- Ziabar
- Coordinates: 37°25′35″N 49°14′40″E﻿ / ﻿37.42639°N 49.24444°E
- Country: Iran
- Province: Gilan
- County: Sowme'eh Sara
- District: Ziabar
- Established as a city: 2023

Population (2016)
- • Total: 3,603
- Demonym: Ziabari
- Time zone: UTC+3:30 (IRST)

= Ziabar =

City in Gilan province, Iran

Ziabar (ضيابر) (Note: Also romanized as Zeyābar, Ẕīā’ Bar, Ẕīābar, and Zīyā’ Bar; also known as Ziabera; formerly known as Gaskar) is a city in, and the capital of, Ziabar District in Sowme'eh Sara County, Gilan province, Iran. As a village it was the capital of Ziabar Rural District until its capital was transferred to the village of Chakuvar. The history of Ziabar dates back to 14th century.

==Demographics==
The people of Ziabar mostly speak the Gilaki language. Their main occupations are in farming (mainly rice) and in the wood industry.

===Population===
At the time of the 2006 National Census, Ziabar's population was 3,388 in 970 households, when it was a village in Ziabar Rural District of the Central District. The following census in 2011 counted 3,490 people in 1,099 households. The 2016 census measured the population of the village as 3,603 people in 1,193 households. It was the most populous village in its rural district.

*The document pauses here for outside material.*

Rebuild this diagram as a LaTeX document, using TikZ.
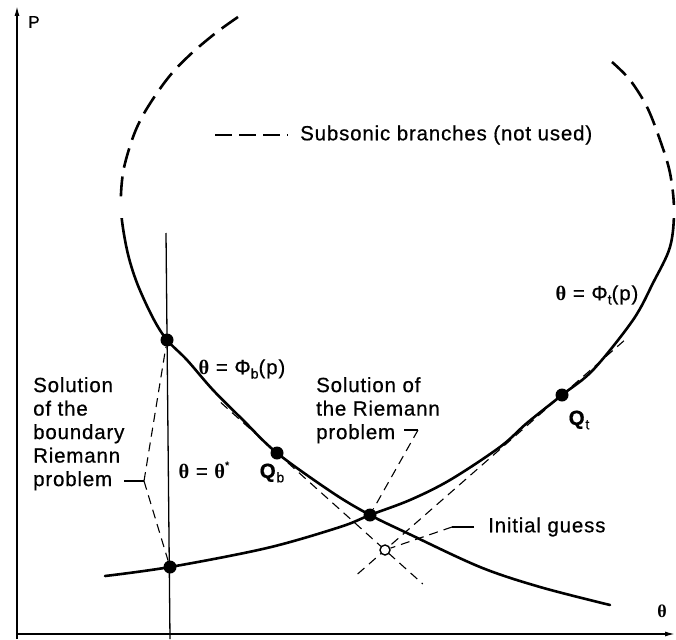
\documentclass[tikz,border=0pt]{standalone}
\usepackage{fontspec}
\setmainfont{Liberation Sans}[LetterSpace=4,FakeBold=0.6]
\newfontfamily\serf{Liberation Serif}
\usetikzlibrary{arrows.meta,calc}
\newcommand\tht{{\serf\bfseries θ}}
\newcommand\sbs[1]{\raisebox{-0.4ex}{\fontsize{14}{14}\selectfont #1}}
\newcommand\sps[1]{\raisebox{0.85ex}{\fontsize{11}{11}\selectfont #1}}
\tikzset{
  curve/.style={line width=2.6pt, line cap=round},
  branch/.style={line width=2.6pt, dash pattern=on 20pt off 9pt},
  guide/.style={line width=1.1pt, dash pattern=on 9pt off 6pt},
  leader/.style={line width=1.1pt},
  axis/.style={line width=1.5pt, -{Latex[length=10pt,width=5pt]}},
  thline/.style={line width=1.3pt},
  dot/.style={circle, fill=black, inner sep=0pt, minimum size=13pt},
  odot/.style={circle, draw=black, fill=white, line width=1.4pt, inner sep=0pt, minimum size=10pt},
  lbl/.style={inner sep=0pt, font=\fontsize{20.5}{23.5}\selectfont},
}
\def\curveL{plot[smooth,tension=0.55] coordinates {(238,17) (217,32) (193,52) (173,72) (157,93) (142,117) (132,140) (123,173) (121,210) (127,250) (137,283) (153,318) (d1) (187,360) (213,390) (243,420) (qb) (333,493) (x) (407,533) (480,567) (540,587) (610,605)}}
\def\curveT{plot[smooth,tension=0.55] coordinates {(105,576) (d2) (267,548) (340,527) (x) (410,500) (450,480) (500,447) (527,423) (qt) (593,370) (633,320) (653,283) (670,247) (674,210) (670,173) (660,140) (647,107) (630,80) (612,62)}}
\begin{document}
\begin{tikzpicture}[x=1pt,y=-1pt]
\useasboundingbox (0,0) rectangle (676,639);
% key points
\coordinate (d1) at (167,340);
\coordinate (d2) at (170,567);
\coordinate (qb) at (277,453);
\coordinate (x) at (370,515);
\coordinate (qt) at (562,395);
\coordinate (g) at (385,550);
% axes
\coordinate (yb) at (17,639);
\coordinate (yt) at (17,6);
\coordinate (xl) at (17,634);
\coordinate (xr) at (675,634);
\draw[axis] (yb) -- (yt);
\draw[axis] (xl) -- (xr);
\node[lbl, font=\fontsize{17}{17}\selectfont] (plab) at (34,22) {P};
\node[lbl, font=\fontsize{18}{18}\selectfont] (thlab) at (662,611) {\tht};
% theta* line
\coordinate (tt) at (166,233);
\coordinate (tb) at (170,639);
\draw[thline] (tt) -- (tb);
% tangent lines
\draw[guide] ($(qb)!-0.52!(g)$) -- ($(qb)!1.35!(g)$);
\draw[guide] ($(qt)!-0.35!(g)$) -- ($(qt)!1.18!(g)$);
% curves
\begin{scope}
  \clip (0,0) rectangle (676,204);
  \draw[branch] \curveL;
  \draw[branch] \curveT;
\end{scope}
\begin{scope}
  \clip (0,218) rectangle (676,639);
  \draw[curve] \curveL;
  \draw[curve] \curveT;
\end{scope}
% dots
\node[dot] (D1) at (d1) {};
\node[dot] (D2) at (d2) {};
\node[dot] (Qb) at (qb) {};
\node[dot] (X) at (x) {};
\node[dot] (Qt) at (qt) {};
\node[odot] (G) at (g) {};
% legend
\coordinate (lg1) at (215,135);
\coordinate (lg2) at (288,135);
\draw[line width=2.6pt, dash pattern=on 17pt off 7pt] (lg1) -- (lg2);
\node[lbl, anchor=west] (legend) at (300,135) {Subsonic branches (not used)};
% curve labels
\node[lbl] (phit) at (597,295) {\tht\ = Φ\sbs{t}(p)};
\node[lbl] (phib) at (242,369) {\tht\ = Φ\sbs{b}(p)};
\node[lbl] (thst) at (204,470) {\tht\ = \tht\sps{*}};
\node[lbl] (qblab) at (272,473) {\textbf{Q}\sbs{b}};
\node[lbl] (qtlab) at (579,420) {\textbf{Q}\sbs{t}};
% boundary Riemann label
\node[lbl, align=left, anchor=north west] (blab) at (33,377) {Solution\\of the\\boundary\\Riemann\\problem};
\coordinate (bt) at (124,481);
\coordinate (bv) at (144,481);
\draw[leader] (bt) -- (bv);
\draw[guide] (bv) -- (D1);
\draw[guide] (bv) -- (D2);
% Riemann label
\node[lbl, align=left, anchor=north west] (rlab) at (316,377) {Solution of\\the Riemann\\problem};
\coordinate (rt) at (404,430);
\coordinate (rv) at (418,430);
\draw[leader] (rt) -- (rv);
\draw[guide] (rv) -- (X);
% initial guess
\node[lbl, anchor=west] (ilab) at (488,527) {Initial guess};
\coordinate (it) at (474,527);
\coordinate (iv) at (452,527);
\draw[leader] (it) -- (iv);
\draw[guide] (iv) -- (G);
\end{tikzpicture}
\end{document}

In 2021, the rural district was separated from the district in the formation of Ziabar District. The village of Ziabar was converted to a city in 2023 and its first mayor was introduced in November of the same year.

==Culture==
At the time of the Persian New Year, the women of Ziabar bake sweets known as halva-ye Ziabar, made with rice flour, wheat flour, fenugreek, cardamom, cumin, violets, walnuts, ginger, nettle, nutmeg, and local oil.

The traditional bazaar of Ziabar is held on Mondays every week.